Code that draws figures
_ _ _ _ _ _ _
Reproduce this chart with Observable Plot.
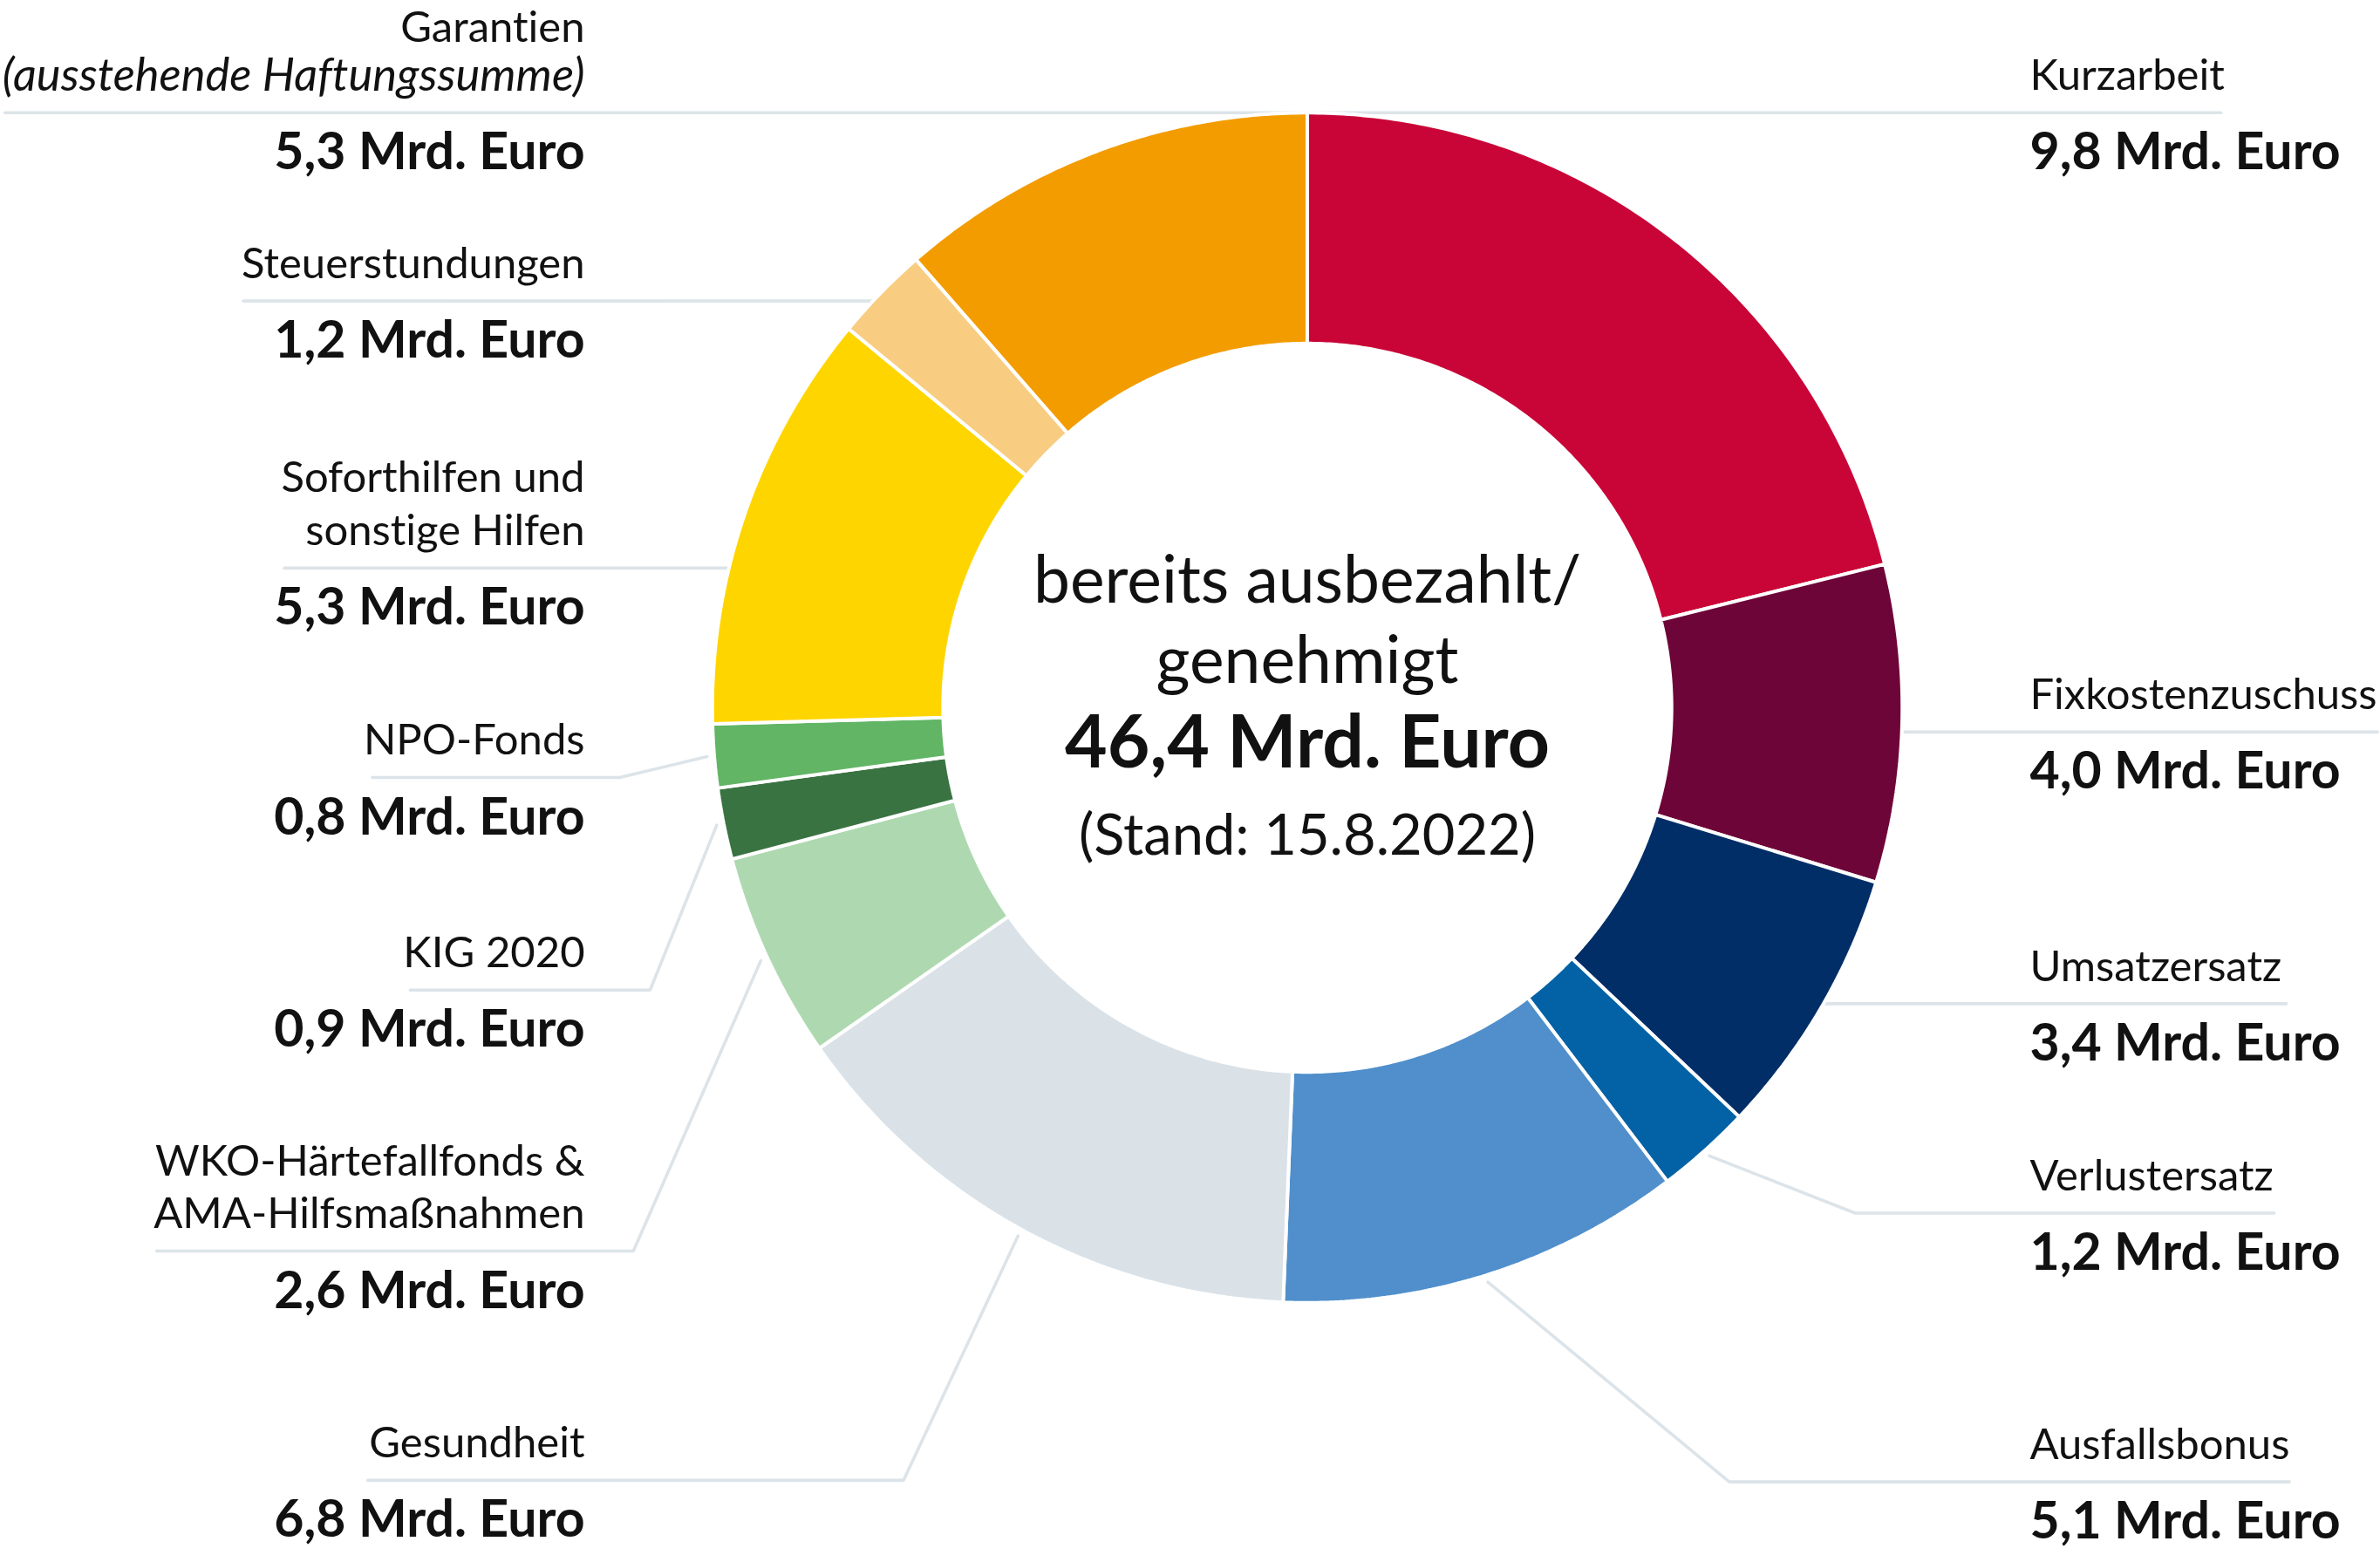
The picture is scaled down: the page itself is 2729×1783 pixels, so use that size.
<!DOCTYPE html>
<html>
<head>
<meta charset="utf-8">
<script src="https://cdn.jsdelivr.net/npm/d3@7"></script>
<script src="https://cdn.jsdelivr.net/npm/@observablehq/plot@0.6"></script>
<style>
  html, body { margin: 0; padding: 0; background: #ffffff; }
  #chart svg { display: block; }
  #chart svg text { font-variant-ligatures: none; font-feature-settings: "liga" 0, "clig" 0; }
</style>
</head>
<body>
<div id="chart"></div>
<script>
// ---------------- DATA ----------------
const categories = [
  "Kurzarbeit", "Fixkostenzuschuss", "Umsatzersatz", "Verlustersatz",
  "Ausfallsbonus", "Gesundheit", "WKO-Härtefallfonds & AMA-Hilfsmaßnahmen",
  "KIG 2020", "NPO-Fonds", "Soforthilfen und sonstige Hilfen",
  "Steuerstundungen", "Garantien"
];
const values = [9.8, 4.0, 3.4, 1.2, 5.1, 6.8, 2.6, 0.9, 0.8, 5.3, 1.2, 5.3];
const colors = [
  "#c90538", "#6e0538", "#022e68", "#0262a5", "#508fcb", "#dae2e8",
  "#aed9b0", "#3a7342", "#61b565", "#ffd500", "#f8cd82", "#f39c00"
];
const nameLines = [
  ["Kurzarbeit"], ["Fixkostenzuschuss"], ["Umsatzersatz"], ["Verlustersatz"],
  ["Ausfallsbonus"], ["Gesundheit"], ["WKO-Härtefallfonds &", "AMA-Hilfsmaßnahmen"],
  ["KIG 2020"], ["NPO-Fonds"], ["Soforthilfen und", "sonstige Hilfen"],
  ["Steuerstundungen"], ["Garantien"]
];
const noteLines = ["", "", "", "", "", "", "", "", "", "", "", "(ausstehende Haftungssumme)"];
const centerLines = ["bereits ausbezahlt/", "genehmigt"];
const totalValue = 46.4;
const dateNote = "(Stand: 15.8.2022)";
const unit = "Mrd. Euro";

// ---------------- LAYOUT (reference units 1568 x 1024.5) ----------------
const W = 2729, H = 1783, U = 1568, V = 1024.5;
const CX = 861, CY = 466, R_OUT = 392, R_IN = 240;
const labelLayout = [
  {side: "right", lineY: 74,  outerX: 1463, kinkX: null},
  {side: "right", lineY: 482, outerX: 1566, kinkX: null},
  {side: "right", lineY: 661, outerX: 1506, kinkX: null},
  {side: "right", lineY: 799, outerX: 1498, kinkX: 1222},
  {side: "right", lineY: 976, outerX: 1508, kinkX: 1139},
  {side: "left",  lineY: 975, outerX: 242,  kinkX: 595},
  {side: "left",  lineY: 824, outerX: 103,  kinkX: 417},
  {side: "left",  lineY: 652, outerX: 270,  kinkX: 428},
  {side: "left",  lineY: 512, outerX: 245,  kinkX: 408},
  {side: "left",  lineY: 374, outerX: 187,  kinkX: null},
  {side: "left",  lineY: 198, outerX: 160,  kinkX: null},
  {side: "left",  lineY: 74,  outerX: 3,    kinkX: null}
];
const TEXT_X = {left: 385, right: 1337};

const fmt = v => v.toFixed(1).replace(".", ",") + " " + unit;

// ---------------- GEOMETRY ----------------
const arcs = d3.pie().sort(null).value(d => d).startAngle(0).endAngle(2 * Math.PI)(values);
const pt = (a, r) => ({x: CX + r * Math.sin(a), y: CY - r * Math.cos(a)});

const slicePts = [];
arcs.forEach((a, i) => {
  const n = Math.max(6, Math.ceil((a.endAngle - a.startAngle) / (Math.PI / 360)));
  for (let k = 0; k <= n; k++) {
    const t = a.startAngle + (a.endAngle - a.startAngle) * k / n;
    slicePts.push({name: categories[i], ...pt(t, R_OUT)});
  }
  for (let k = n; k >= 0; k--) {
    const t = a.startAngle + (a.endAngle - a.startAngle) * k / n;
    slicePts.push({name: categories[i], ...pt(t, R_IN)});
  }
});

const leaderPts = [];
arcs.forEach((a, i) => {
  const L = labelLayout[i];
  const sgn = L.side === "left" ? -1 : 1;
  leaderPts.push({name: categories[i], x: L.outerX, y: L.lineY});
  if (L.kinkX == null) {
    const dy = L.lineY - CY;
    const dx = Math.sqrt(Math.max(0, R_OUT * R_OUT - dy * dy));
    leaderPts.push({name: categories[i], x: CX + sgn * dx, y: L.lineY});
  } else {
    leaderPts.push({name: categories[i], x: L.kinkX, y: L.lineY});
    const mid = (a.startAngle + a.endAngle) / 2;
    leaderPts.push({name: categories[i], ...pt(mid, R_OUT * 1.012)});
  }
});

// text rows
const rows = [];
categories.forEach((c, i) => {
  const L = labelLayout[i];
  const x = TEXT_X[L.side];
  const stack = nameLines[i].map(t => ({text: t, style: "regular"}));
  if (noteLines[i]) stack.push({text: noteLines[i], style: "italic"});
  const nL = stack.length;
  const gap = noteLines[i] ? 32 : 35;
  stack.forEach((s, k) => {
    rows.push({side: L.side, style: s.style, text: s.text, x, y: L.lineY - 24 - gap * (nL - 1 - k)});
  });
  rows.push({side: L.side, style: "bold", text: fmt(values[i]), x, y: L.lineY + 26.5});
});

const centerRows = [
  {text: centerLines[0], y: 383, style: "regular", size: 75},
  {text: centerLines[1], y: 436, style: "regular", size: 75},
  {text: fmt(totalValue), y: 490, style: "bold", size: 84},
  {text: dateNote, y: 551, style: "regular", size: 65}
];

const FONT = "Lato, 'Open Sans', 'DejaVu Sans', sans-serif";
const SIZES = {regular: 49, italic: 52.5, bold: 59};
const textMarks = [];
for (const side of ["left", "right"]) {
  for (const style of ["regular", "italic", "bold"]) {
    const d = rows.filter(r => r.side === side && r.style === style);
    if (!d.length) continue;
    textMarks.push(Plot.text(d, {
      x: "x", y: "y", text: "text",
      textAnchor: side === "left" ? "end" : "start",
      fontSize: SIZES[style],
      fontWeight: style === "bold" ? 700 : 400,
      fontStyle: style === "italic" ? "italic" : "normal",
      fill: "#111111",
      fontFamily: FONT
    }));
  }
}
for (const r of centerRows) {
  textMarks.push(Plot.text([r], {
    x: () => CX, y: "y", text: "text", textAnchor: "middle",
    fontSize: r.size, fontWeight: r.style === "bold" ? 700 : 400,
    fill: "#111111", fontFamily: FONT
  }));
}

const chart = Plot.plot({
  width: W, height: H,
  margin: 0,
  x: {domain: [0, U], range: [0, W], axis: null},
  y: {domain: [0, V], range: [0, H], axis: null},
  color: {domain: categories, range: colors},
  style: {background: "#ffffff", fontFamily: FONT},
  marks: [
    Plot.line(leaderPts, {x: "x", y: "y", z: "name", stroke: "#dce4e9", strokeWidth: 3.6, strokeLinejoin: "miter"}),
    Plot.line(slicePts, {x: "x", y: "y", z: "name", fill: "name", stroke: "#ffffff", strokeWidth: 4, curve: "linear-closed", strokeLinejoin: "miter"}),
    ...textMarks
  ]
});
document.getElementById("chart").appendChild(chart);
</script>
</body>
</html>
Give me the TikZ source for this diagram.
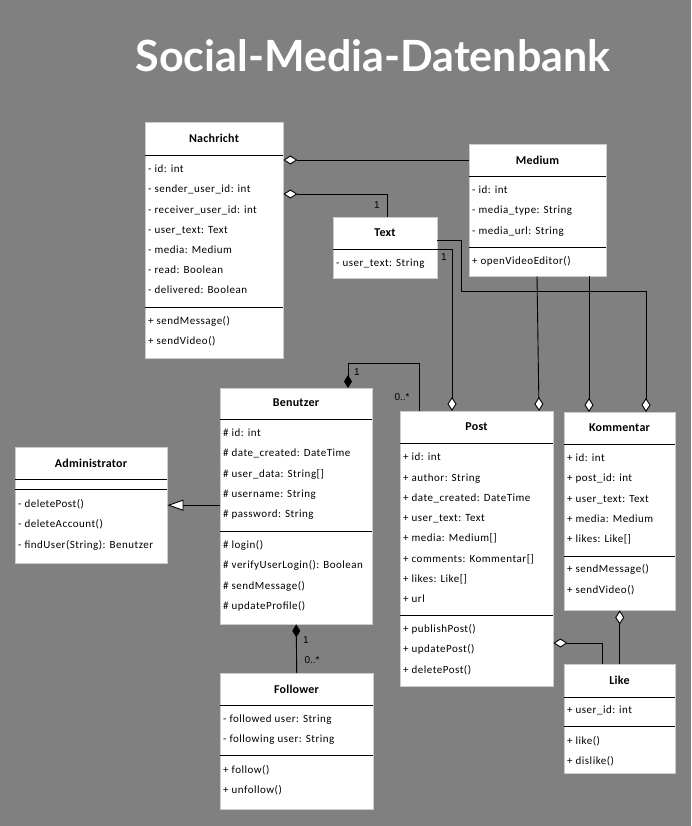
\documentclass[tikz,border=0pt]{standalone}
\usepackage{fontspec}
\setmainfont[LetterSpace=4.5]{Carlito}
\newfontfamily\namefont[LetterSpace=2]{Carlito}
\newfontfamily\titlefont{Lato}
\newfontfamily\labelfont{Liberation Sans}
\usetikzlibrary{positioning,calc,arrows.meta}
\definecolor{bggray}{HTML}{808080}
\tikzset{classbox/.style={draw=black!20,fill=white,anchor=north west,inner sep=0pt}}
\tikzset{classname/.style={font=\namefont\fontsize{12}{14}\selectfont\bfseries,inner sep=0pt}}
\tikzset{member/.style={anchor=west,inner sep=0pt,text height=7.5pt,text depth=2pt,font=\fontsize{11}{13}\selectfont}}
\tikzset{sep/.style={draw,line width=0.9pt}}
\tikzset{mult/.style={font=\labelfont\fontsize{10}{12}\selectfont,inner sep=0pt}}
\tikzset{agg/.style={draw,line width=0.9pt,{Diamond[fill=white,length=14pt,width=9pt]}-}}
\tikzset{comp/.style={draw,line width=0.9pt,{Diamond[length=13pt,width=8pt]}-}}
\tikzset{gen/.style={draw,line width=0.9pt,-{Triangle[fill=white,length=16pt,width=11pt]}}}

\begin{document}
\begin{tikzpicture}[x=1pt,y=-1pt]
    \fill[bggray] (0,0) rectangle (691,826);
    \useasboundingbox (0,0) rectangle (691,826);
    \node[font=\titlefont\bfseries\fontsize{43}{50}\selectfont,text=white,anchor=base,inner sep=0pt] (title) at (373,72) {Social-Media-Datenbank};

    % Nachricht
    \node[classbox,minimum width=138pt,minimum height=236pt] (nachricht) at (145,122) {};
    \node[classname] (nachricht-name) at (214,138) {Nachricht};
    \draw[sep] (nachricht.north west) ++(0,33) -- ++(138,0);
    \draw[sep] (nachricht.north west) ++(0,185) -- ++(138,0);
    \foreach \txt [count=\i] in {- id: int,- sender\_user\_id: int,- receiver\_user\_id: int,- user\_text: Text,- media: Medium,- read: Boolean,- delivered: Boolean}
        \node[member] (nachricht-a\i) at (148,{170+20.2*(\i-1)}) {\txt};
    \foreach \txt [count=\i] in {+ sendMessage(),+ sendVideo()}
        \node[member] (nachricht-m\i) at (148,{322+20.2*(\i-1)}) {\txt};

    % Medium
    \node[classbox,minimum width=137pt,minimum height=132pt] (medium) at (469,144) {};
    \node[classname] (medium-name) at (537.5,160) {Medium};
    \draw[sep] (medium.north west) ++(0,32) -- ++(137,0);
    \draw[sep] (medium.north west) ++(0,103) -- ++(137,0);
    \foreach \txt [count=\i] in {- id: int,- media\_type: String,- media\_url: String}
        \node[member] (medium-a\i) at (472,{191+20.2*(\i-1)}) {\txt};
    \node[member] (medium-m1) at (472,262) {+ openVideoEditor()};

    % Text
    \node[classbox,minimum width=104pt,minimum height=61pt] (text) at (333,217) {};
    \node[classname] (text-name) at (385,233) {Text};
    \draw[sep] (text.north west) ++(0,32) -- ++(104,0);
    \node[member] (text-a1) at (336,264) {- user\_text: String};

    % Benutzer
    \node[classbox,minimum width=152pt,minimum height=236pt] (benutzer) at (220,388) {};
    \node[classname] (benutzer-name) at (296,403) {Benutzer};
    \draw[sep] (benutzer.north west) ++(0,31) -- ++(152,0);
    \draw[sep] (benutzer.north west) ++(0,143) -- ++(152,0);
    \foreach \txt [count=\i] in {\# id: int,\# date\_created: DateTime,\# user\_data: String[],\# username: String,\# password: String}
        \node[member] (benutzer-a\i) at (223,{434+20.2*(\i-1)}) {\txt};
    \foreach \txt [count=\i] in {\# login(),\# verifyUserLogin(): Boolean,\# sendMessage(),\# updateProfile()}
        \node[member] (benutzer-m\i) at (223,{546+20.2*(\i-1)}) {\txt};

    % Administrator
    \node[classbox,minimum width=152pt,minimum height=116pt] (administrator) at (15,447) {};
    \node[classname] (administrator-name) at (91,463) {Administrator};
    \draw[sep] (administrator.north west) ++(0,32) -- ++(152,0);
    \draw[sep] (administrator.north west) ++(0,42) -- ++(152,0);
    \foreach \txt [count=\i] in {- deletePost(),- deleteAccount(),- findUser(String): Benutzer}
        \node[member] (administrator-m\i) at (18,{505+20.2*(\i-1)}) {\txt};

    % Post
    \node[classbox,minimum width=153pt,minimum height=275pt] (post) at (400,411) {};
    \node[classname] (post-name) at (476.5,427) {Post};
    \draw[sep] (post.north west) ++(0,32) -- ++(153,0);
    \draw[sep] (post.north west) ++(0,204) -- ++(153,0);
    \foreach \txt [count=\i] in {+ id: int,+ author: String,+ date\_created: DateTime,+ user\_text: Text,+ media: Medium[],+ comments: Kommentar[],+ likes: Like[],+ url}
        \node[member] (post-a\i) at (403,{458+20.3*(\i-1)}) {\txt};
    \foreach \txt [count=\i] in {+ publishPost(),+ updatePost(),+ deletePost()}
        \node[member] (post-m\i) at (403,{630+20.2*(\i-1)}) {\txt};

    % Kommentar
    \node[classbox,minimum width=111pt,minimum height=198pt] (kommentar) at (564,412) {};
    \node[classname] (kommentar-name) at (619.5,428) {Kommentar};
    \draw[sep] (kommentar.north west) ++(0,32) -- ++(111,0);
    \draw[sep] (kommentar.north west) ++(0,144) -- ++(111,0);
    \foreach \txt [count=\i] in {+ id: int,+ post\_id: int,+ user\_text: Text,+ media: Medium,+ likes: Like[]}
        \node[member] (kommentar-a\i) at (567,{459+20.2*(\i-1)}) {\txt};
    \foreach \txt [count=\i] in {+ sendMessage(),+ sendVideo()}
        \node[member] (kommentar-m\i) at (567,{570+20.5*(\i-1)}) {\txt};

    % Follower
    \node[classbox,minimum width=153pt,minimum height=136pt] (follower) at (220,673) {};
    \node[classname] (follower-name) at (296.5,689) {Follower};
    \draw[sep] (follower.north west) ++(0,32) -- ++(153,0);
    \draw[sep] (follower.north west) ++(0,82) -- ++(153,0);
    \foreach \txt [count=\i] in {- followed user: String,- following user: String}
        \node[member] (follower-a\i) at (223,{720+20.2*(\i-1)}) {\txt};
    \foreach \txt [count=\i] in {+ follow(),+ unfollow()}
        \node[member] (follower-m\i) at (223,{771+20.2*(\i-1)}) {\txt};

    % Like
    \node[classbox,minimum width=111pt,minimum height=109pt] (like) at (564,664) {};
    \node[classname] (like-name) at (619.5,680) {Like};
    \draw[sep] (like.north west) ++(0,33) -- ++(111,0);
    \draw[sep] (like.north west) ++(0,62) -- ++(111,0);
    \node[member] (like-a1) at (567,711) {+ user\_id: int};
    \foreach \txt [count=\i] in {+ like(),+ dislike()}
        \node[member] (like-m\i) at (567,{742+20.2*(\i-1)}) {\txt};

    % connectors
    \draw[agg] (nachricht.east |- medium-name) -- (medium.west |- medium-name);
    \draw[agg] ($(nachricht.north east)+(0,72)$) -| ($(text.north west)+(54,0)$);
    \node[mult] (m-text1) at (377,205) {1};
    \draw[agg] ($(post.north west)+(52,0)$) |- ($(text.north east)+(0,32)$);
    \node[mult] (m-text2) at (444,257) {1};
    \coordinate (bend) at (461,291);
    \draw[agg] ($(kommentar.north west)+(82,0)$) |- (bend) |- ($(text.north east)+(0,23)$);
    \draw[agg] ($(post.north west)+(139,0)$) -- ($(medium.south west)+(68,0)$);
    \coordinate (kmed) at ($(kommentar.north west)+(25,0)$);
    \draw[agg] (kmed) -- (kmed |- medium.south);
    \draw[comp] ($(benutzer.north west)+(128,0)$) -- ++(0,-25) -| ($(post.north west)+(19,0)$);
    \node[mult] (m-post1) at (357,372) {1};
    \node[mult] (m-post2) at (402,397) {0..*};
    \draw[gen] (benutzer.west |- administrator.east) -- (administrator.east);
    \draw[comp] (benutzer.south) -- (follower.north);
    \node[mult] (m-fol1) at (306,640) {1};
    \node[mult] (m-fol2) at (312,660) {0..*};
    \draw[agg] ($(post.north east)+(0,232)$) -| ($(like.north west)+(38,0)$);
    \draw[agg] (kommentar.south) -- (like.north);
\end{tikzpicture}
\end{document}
_ _ _ _ _ _ _
**Exercise brief**.
In the listing above, find the line with "Give me the TikZ source for this diagram." and the line with "sep=0pt] (title) at". Copy exactly those lines and all between them, minus the images.

**Solution**.
Give me the TikZ source for this diagram.
\documentclass[tikz,border=0pt]{standalone}
\usepackage{fontspec}
\setmainfont[LetterSpace=4.5]{Carlito}
\newfontfamily\namefont[LetterSpace=2]{Carlito}
\newfontfamily\titlefont{Lato}
\newfontfamily\labelfont{Liberation Sans}
\usetikzlibrary{positioning,calc,arrows.meta}
\definecolor{bggray}{HTML}{808080}
\tikzset{classbox/.style={draw=black!20,fill=white,anchor=north west,inner sep=0pt}}
\tikzset{classname/.style={font=\namefont\fontsize{12}{14}\selectfont\bfseries,inner sep=0pt}}
\tikzset{member/.style={anchor=west,inner sep=0pt,text height=7.5pt,text depth=2pt,font=\fontsize{11}{13}\selectfont}}
\tikzset{sep/.style={draw,line width=0.9pt}}
\tikzset{mult/.style={font=\labelfont\fontsize{10}{12}\selectfont,inner sep=0pt}}
\tikzset{agg/.style={draw,line width=0.9pt,{Diamond[fill=white,length=14pt,width=9pt]}-}}
\tikzset{comp/.style={draw,line width=0.9pt,{Diamond[length=13pt,width=8pt]}-}}
\tikzset{gen/.style={draw,line width=0.9pt,-{Triangle[fill=white,length=16pt,width=11pt]}}}

\begin{document}
\begin{tikzpicture}[x=1pt,y=-1pt]
    \fill[bggray] (0,0) rectangle (691,826);
    \useasboundingbox (0,0) rectangle (691,826);
    \node[font=\titlefont\bfseries\fontsize{43}{50}\selectfont,text=white,anchor=base,inner sep=0pt] (title) at (373,72) {Social-Media-Datenbank};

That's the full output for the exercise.